• **Task**
Only the lines from the start of the data through the line containing "const HEAD_L = 30, HEAD_W = 16, TICK = 7;" should be written out, exactly as they are, with both ends included and the pictures left out.

• **Provided material**
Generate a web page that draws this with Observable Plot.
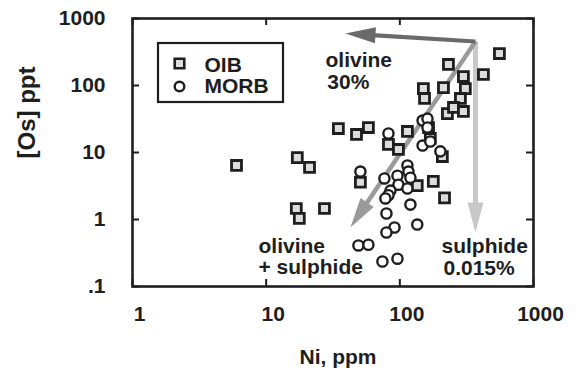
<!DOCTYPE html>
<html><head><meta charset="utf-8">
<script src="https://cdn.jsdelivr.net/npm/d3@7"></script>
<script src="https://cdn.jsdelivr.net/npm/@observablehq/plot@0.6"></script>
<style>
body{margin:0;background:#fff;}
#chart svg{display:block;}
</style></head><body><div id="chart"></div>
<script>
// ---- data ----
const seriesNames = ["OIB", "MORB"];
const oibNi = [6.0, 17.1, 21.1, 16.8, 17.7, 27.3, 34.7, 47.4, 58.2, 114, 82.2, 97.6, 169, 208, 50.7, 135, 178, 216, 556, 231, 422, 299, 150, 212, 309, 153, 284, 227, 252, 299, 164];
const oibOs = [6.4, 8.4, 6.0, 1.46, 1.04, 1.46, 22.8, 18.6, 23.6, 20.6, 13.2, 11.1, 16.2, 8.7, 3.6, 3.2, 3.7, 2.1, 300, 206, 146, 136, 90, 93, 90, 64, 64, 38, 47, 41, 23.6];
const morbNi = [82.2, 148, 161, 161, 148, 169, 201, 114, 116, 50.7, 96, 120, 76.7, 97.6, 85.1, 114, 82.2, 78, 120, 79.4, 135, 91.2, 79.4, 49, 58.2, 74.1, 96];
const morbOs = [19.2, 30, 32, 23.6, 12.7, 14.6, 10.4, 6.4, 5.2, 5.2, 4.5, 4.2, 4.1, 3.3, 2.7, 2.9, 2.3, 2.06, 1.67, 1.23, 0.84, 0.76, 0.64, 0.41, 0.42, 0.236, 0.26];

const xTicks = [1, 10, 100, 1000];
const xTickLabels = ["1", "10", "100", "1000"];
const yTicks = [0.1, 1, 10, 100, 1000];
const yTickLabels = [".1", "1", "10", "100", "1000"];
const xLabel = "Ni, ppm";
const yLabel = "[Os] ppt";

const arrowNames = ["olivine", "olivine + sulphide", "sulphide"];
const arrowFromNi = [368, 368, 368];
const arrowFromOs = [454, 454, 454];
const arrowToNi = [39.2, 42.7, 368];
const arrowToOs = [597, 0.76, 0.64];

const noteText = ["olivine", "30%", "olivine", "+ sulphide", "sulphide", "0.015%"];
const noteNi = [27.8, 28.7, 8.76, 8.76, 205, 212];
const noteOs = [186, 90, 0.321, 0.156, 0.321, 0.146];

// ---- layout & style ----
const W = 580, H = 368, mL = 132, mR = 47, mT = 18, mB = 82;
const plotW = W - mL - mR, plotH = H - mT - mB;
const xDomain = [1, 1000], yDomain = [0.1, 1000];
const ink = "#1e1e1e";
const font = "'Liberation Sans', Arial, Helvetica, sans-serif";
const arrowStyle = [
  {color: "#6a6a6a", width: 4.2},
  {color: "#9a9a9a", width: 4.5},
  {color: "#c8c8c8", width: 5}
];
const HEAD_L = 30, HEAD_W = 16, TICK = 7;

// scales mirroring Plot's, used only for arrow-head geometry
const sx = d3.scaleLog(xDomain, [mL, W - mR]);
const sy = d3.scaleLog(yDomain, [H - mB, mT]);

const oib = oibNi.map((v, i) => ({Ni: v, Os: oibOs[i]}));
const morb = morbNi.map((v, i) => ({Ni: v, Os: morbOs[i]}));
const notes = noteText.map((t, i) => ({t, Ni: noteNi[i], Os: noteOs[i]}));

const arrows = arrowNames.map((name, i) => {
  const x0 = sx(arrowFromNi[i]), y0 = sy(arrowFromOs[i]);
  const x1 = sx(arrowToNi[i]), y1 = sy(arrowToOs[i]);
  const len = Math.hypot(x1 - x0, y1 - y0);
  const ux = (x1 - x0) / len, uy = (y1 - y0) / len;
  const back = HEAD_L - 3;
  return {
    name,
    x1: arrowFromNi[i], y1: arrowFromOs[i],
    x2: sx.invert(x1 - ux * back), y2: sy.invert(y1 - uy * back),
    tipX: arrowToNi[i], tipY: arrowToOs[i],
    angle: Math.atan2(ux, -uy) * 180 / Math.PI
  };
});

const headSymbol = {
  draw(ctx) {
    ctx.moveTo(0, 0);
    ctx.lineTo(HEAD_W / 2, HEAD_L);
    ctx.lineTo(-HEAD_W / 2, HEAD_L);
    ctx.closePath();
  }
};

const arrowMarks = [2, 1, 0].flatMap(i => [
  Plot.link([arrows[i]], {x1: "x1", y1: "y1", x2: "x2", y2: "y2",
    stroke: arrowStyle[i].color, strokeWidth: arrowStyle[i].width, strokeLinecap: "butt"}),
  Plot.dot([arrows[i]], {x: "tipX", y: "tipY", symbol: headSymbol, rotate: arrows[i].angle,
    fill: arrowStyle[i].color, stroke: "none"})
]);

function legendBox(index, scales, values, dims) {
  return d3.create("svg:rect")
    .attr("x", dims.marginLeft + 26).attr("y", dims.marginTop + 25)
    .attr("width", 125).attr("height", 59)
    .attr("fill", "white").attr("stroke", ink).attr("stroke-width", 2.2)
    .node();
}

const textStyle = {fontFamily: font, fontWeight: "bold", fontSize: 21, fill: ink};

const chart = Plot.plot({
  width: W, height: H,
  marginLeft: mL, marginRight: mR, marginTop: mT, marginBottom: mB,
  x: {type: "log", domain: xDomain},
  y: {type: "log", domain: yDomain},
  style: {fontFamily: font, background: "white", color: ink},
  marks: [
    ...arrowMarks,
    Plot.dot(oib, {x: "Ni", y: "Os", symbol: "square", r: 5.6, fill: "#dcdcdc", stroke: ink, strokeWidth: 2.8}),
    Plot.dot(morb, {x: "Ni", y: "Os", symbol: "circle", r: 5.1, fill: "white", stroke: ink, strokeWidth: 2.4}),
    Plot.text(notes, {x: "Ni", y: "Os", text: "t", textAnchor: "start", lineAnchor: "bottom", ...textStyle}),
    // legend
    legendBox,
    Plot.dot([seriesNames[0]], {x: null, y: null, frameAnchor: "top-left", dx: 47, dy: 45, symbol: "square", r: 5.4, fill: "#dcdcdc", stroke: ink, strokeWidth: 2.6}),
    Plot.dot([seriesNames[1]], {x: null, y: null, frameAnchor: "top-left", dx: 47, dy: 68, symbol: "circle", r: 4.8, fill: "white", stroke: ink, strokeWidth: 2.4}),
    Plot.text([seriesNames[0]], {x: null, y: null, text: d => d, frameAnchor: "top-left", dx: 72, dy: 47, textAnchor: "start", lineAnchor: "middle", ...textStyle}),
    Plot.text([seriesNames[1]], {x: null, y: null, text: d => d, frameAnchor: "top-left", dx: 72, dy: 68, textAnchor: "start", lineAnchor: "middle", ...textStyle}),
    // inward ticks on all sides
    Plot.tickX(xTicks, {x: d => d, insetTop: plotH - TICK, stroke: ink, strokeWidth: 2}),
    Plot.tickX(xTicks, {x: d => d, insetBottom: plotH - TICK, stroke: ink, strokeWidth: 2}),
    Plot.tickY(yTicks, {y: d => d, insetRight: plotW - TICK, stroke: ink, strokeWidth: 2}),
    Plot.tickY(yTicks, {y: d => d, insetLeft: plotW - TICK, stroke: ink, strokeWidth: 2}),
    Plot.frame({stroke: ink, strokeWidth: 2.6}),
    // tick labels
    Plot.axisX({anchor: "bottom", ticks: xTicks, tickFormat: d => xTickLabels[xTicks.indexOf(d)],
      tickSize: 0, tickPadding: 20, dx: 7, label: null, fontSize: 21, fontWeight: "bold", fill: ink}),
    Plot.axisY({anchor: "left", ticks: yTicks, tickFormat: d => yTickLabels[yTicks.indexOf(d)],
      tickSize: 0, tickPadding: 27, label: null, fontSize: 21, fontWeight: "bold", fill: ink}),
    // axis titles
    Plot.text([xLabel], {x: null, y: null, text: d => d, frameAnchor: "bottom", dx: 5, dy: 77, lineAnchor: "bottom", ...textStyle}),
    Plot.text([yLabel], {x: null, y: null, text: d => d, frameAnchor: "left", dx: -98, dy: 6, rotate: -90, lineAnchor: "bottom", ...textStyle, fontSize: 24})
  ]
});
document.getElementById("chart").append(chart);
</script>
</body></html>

• **Output for this task**
Generate a web page that draws this with Observable Plot.
<!DOCTYPE html>
<html><head><meta charset="utf-8">
<script src="https://cdn.jsdelivr.net/npm/d3@7"></script>
<script src="https://cdn.jsdelivr.net/npm/@observablehq/plot@0.6"></script>
<style>
body{margin:0;background:#fff;}
#chart svg{display:block;}
</style></head><body><div id="chart"></div>
<script>
// ---- data ----
const seriesNames = ["OIB", "MORB"];
const oibNi = [6.0, 17.1, 21.1, 16.8, 17.7, 27.3, 34.7, 47.4, 58.2, 114, 82.2, 97.6, 169, 208, 50.7, 135, 178, 216, 556, 231, 422, 299, 150, 212, 309, 153, 284, 227, 252, 299, 164];
const oibOs = [6.4, 8.4, 6.0, 1.46, 1.04, 1.46, 22.8, 18.6, 23.6, 20.6, 13.2, 11.1, 16.2, 8.7, 3.6, 3.2, 3.7, 2.1, 300, 206, 146, 136, 90, 93, 90, 64, 64, 38, 47, 41, 23.6];
const morbNi = [82.2, 148, 161, 161, 148, 169, 201, 114, 116, 50.7, 96, 120, 76.7, 97.6, 85.1, 114, 82.2, 78, 120, 79.4, 135, 91.2, 79.4, 49, 58.2, 74.1, 96];
const morbOs = [19.2, 30, 32, 23.6, 12.7, 14.6, 10.4, 6.4, 5.2, 5.2, 4.5, 4.2, 4.1, 3.3, 2.7, 2.9, 2.3, 2.06, 1.67, 1.23, 0.84, 0.76, 0.64, 0.41, 0.42, 0.236, 0.26];

const xTicks = [1, 10, 100, 1000];
const xTickLabels = ["1", "10", "100", "1000"];
const yTicks = [0.1, 1, 10, 100, 1000];
const yTickLabels = [".1", "1", "10", "100", "1000"];
const xLabel = "Ni, ppm";
const yLabel = "[Os] ppt";

const arrowNames = ["olivine", "olivine + sulphide", "sulphide"];
const arrowFromNi = [368, 368, 368];
const arrowFromOs = [454, 454, 454];
const arrowToNi = [39.2, 42.7, 368];
const arrowToOs = [597, 0.76, 0.64];

const noteText = ["olivine", "30%", "olivine", "+ sulphide", "sulphide", "0.015%"];
const noteNi = [27.8, 28.7, 8.76, 8.76, 205, 212];
const noteOs = [186, 90, 0.321, 0.156, 0.321, 0.146];

// ---- layout & style ----
const W = 580, H = 368, mL = 132, mR = 47, mT = 18, mB = 82;
const plotW = W - mL - mR, plotH = H - mT - mB;
const xDomain = [1, 1000], yDomain = [0.1, 1000];
const ink = "#1e1e1e";
const font = "'Liberation Sans', Arial, Helvetica, sans-serif";
const arrowStyle = [
  {color: "#6a6a6a", width: 4.2},
  {color: "#9a9a9a", width: 4.5},
  {color: "#c8c8c8", width: 5}
];
const HEAD_L = 30, HEAD_W = 16, TICK = 7;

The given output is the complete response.